- [WHAT YOU ARE ASKED TO DO]: Return exactly, and only, the lines from the one holding "Rebuild this chart" through the one holding "const pts = (ys: number[])", both included; the pictures stay out.

- [Stored entries]:
────────────────
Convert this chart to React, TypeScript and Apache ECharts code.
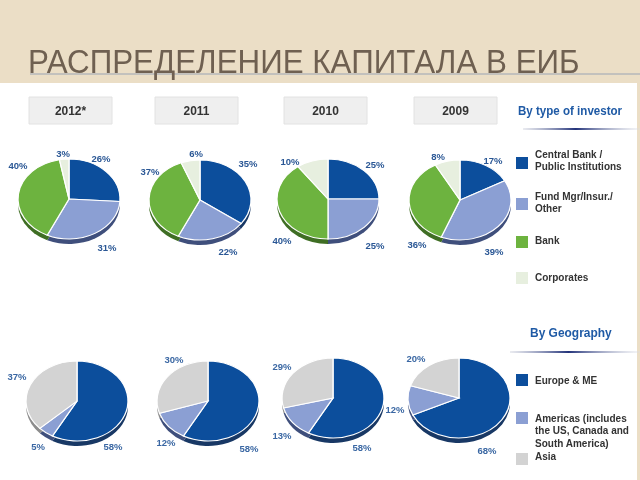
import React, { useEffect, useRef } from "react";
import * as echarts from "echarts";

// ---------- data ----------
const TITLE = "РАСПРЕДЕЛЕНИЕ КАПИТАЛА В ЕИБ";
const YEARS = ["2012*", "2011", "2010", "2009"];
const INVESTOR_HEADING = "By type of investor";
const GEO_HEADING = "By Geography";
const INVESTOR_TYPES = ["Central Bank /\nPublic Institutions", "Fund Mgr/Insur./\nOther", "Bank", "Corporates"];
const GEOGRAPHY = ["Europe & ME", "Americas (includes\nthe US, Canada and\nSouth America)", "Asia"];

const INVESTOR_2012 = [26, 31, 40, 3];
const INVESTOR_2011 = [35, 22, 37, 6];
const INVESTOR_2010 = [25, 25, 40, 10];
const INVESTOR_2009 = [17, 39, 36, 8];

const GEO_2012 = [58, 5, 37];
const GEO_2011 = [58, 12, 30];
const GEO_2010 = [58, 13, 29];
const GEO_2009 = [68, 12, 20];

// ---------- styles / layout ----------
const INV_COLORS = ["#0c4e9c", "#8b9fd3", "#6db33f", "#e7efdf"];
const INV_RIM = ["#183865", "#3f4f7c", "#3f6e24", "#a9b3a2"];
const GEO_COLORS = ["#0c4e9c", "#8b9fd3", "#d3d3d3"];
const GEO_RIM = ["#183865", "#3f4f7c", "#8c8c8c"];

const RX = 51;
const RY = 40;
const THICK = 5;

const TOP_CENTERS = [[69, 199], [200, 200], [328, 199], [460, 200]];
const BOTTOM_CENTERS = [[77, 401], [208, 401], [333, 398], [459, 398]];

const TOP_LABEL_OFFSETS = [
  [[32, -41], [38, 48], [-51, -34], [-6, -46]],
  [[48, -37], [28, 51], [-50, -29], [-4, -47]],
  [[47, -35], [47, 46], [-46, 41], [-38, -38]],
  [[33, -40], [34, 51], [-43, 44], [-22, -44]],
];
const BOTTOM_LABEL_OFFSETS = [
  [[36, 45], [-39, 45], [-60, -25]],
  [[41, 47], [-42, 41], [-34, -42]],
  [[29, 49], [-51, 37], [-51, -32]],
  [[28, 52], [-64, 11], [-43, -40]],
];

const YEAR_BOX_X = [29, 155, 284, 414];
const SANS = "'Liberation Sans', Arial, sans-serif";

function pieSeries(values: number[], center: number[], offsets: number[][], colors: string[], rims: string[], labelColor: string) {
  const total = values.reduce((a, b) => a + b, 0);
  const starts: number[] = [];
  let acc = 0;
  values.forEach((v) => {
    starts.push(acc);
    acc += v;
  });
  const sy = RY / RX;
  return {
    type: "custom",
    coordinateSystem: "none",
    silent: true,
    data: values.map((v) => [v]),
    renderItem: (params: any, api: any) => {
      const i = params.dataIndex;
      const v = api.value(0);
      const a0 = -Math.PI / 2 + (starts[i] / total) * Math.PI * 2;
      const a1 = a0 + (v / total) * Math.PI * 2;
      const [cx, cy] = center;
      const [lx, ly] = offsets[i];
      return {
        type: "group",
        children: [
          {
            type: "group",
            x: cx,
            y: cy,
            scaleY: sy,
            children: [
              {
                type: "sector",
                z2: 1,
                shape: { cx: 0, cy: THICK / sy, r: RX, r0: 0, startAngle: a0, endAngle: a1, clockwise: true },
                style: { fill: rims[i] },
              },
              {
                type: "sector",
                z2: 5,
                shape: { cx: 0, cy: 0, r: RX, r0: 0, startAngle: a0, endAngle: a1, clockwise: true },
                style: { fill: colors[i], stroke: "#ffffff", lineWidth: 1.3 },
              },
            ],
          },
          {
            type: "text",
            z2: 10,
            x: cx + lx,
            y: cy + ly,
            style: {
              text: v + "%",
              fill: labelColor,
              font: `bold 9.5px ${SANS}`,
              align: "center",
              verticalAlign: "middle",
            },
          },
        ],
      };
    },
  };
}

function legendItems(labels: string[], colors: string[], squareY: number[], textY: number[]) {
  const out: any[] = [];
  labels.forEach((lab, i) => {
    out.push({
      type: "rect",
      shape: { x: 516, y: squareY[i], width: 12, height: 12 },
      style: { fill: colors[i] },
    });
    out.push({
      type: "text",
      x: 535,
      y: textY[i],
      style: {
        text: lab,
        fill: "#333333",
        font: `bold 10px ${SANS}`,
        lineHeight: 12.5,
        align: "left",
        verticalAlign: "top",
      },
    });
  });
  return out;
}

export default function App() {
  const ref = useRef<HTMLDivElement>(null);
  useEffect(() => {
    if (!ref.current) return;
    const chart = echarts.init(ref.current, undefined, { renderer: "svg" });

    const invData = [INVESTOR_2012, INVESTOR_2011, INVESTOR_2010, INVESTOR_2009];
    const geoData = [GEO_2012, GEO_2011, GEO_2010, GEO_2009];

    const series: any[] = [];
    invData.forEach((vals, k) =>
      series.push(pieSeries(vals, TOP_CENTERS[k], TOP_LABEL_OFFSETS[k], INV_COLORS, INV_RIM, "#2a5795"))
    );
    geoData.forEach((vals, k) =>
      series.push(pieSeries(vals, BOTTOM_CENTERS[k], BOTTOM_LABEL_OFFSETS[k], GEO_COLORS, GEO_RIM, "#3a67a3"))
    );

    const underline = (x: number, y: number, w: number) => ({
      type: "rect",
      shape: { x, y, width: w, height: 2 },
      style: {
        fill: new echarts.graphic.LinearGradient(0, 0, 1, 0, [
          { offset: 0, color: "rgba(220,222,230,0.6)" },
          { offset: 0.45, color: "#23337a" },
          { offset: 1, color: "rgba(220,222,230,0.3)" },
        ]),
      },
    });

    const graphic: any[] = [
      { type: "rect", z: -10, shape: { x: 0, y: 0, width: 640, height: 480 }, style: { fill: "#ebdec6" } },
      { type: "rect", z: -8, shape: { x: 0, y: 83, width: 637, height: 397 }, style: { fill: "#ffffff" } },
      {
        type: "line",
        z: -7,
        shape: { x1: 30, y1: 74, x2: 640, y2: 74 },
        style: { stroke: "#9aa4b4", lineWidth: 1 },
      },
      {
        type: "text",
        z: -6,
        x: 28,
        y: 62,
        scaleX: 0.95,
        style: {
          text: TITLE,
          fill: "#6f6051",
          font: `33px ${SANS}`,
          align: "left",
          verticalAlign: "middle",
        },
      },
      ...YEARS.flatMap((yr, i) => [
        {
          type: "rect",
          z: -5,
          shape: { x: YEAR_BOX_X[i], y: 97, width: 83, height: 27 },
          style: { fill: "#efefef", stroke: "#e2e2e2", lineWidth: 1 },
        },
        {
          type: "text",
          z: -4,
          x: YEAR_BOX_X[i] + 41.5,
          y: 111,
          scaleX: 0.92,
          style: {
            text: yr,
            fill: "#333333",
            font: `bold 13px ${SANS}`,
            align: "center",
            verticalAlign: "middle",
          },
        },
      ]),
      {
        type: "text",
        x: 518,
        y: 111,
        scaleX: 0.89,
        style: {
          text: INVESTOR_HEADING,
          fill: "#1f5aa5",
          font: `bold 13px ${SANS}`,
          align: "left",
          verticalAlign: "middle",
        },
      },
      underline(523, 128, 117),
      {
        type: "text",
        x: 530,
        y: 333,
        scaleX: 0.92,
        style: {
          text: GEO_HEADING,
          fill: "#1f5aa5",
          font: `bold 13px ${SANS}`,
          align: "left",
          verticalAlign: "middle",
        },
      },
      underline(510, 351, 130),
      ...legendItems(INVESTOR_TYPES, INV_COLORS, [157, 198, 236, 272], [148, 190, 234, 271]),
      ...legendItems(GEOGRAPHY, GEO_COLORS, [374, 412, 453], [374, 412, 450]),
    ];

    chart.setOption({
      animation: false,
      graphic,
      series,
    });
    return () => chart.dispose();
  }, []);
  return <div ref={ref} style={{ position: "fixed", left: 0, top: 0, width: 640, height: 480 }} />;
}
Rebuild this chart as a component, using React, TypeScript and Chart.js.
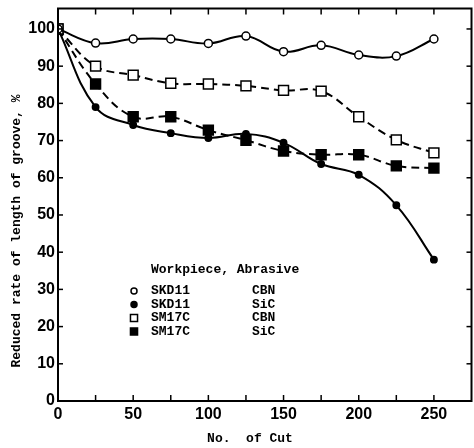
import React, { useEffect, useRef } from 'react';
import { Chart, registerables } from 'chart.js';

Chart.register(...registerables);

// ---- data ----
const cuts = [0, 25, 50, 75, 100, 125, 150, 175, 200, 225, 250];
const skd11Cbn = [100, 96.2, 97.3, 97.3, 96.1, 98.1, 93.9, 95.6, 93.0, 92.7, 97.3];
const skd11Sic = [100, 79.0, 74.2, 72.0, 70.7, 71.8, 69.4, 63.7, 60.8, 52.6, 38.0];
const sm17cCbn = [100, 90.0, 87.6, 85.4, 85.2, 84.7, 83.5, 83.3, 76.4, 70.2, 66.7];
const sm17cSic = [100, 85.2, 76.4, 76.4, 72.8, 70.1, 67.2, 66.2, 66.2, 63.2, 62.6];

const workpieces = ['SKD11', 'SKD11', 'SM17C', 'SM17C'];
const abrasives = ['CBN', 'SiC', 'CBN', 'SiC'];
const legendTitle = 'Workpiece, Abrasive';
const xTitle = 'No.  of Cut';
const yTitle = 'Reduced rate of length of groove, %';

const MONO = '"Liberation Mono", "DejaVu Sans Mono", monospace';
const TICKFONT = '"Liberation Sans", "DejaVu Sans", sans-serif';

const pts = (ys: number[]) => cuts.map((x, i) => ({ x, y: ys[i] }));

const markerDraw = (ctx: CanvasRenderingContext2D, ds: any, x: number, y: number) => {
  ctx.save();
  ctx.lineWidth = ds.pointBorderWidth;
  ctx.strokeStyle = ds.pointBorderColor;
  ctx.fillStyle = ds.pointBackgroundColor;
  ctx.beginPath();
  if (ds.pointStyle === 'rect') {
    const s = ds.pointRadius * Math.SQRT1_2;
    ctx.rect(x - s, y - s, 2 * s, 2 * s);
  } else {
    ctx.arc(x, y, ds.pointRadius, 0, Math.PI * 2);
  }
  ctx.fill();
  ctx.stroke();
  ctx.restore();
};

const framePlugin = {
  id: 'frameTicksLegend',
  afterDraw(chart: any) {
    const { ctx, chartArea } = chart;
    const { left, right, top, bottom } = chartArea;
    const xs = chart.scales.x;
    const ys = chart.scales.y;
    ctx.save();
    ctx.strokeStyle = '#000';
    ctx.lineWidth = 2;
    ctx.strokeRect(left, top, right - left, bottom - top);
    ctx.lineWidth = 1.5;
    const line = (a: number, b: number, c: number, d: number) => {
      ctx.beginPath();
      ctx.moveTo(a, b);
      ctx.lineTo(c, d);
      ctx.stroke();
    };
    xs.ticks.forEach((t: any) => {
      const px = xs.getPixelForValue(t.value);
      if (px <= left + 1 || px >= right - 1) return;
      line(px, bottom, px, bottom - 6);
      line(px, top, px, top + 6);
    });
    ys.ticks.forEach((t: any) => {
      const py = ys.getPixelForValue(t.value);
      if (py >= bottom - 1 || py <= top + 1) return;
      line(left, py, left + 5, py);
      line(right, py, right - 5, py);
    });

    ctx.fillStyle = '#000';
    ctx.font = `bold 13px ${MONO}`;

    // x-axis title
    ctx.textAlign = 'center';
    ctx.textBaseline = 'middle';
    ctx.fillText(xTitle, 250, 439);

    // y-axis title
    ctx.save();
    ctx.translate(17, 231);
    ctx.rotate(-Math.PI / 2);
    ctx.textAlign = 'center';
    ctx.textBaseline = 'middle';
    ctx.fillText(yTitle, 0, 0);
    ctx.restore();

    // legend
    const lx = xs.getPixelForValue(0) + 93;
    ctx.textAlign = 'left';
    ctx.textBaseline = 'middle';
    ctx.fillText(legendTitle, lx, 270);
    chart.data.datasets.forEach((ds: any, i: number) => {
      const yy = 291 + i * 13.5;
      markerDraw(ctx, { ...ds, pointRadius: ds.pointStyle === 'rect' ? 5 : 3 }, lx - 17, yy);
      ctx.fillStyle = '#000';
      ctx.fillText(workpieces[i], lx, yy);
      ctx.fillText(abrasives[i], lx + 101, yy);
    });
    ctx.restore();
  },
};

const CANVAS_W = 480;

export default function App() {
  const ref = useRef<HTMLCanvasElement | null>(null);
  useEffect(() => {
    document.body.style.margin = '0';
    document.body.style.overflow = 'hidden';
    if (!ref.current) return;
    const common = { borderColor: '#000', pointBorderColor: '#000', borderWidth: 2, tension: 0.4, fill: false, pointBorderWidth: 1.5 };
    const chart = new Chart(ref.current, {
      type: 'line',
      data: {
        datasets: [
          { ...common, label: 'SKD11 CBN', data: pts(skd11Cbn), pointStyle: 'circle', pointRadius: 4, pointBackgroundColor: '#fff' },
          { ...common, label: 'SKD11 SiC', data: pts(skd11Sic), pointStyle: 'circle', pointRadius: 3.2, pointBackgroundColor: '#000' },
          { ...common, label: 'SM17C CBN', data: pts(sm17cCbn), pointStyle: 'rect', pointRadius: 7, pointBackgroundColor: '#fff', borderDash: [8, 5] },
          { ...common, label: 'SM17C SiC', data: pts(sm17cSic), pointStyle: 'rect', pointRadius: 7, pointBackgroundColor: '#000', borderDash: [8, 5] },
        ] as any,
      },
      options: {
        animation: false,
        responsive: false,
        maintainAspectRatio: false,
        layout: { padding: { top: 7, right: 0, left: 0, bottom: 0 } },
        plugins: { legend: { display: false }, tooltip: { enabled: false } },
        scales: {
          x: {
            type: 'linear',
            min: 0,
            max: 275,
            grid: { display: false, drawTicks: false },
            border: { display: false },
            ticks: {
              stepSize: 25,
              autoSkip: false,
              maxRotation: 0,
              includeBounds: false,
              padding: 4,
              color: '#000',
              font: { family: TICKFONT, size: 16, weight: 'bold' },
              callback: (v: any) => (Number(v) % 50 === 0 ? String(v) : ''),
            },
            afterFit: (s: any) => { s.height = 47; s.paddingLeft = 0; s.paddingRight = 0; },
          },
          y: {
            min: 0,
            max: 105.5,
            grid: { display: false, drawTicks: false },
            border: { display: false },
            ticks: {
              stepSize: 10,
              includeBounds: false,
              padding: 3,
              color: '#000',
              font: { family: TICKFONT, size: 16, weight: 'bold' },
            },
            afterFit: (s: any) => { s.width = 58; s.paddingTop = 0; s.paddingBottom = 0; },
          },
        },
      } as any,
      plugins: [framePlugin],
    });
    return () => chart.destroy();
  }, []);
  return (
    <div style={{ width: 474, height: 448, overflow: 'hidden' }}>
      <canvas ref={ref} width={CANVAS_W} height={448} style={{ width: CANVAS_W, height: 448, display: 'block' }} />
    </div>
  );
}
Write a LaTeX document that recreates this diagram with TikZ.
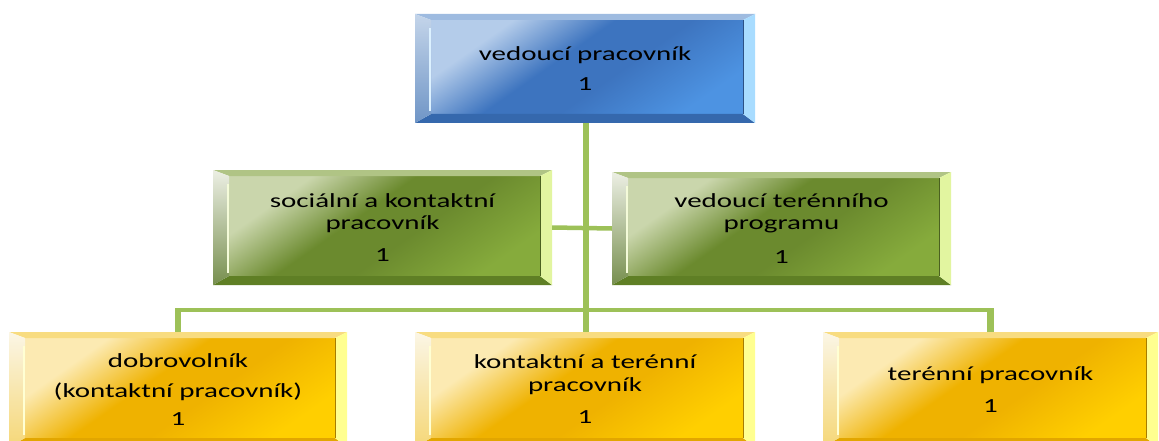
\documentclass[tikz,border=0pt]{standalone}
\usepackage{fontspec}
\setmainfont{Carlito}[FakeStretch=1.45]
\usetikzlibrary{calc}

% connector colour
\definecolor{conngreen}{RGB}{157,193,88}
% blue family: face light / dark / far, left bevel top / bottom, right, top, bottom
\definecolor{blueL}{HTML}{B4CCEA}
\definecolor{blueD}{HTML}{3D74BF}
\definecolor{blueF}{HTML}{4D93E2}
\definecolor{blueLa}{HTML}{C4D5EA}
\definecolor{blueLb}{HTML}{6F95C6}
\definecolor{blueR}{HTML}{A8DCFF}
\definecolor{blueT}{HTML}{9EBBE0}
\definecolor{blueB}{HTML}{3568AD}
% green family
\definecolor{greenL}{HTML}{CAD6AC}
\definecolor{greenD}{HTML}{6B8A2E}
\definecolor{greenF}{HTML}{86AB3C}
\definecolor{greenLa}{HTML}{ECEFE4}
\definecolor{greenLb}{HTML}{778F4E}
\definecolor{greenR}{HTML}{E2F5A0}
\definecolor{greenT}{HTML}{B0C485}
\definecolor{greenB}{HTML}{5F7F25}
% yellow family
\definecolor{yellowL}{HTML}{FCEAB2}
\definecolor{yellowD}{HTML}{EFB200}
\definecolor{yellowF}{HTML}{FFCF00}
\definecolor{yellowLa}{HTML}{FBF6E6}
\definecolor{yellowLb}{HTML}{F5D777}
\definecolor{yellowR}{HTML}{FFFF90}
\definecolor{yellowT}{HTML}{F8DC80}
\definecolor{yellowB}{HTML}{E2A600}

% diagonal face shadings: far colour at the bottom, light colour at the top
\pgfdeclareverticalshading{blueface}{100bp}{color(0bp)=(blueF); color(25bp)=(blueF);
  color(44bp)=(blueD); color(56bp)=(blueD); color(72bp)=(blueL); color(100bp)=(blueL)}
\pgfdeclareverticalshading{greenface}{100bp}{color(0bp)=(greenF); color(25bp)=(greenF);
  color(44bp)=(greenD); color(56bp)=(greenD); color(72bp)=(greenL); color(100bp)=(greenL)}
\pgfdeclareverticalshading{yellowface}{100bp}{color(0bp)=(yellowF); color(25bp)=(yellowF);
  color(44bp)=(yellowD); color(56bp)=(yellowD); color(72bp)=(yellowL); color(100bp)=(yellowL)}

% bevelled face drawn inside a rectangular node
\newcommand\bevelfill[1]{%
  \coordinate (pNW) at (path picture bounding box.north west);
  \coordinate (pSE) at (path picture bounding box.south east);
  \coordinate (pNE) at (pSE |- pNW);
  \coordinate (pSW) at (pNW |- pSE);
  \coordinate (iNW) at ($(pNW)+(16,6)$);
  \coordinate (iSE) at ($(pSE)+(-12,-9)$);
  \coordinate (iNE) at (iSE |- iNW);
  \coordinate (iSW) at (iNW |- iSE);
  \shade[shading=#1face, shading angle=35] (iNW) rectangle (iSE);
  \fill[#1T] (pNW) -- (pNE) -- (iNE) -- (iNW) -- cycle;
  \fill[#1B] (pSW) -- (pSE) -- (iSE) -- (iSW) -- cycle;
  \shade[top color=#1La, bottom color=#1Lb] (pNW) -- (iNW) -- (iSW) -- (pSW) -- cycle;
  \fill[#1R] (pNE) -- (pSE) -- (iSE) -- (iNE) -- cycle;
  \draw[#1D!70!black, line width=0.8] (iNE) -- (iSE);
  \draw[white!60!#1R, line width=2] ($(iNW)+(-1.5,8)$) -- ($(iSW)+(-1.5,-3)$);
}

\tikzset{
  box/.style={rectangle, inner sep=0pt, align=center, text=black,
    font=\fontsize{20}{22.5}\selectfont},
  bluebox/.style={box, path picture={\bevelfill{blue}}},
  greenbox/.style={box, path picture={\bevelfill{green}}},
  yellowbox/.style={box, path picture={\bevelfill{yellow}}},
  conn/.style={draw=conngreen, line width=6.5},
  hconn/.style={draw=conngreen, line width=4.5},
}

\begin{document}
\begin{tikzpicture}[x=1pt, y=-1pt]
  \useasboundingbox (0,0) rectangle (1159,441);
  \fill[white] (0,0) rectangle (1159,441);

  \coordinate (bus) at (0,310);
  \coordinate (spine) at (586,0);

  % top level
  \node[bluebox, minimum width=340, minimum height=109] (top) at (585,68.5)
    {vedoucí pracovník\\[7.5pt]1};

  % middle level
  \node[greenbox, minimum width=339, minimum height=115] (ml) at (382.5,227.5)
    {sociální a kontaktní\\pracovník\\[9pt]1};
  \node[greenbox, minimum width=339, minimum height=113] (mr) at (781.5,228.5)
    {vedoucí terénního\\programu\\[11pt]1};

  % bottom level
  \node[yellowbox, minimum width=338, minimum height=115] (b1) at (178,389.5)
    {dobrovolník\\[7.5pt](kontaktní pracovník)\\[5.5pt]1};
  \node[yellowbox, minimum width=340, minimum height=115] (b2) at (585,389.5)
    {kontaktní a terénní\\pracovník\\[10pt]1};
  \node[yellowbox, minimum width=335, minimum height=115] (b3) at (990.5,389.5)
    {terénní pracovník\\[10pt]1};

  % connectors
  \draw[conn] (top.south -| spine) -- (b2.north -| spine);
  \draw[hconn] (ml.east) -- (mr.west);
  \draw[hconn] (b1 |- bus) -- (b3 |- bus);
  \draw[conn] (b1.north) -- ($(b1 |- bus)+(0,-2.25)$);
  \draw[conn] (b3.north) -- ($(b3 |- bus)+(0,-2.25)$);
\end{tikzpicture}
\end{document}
────────────────
- [EXERCISE ANSWER]:
Rebuild this chart as a component, using React, TypeScript and Chart.js.
import React, { useEffect, useRef } from 'react';
import { Chart, registerables } from 'chart.js';

Chart.register(...registerables);

// ---- data ----
const cuts = [0, 25, 50, 75, 100, 125, 150, 175, 200, 225, 250];
const skd11Cbn = [100, 96.2, 97.3, 97.3, 96.1, 98.1, 93.9, 95.6, 93.0, 92.7, 97.3];
const skd11Sic = [100, 79.0, 74.2, 72.0, 70.7, 71.8, 69.4, 63.7, 60.8, 52.6, 38.0];
const sm17cCbn = [100, 90.0, 87.6, 85.4, 85.2, 84.7, 83.5, 83.3, 76.4, 70.2, 66.7];
const sm17cSic = [100, 85.2, 76.4, 76.4, 72.8, 70.1, 67.2, 66.2, 66.2, 63.2, 62.6];

const workpieces = ['SKD11', 'SKD11', 'SM17C', 'SM17C'];
const abrasives = ['CBN', 'SiC', 'CBN', 'SiC'];
const legendTitle = 'Workpiece, Abrasive';
const xTitle = 'No.  of Cut';
const yTitle = 'Reduced rate of length of groove, %';

const MONO = '"Liberation Mono", "DejaVu Sans Mono", monospace';
const TICKFONT = '"Liberation Sans", "DejaVu Sans", sans-serif';

const pts = (ys: number[]) => cuts.map((x, i) => ({ x, y: ys[i] }));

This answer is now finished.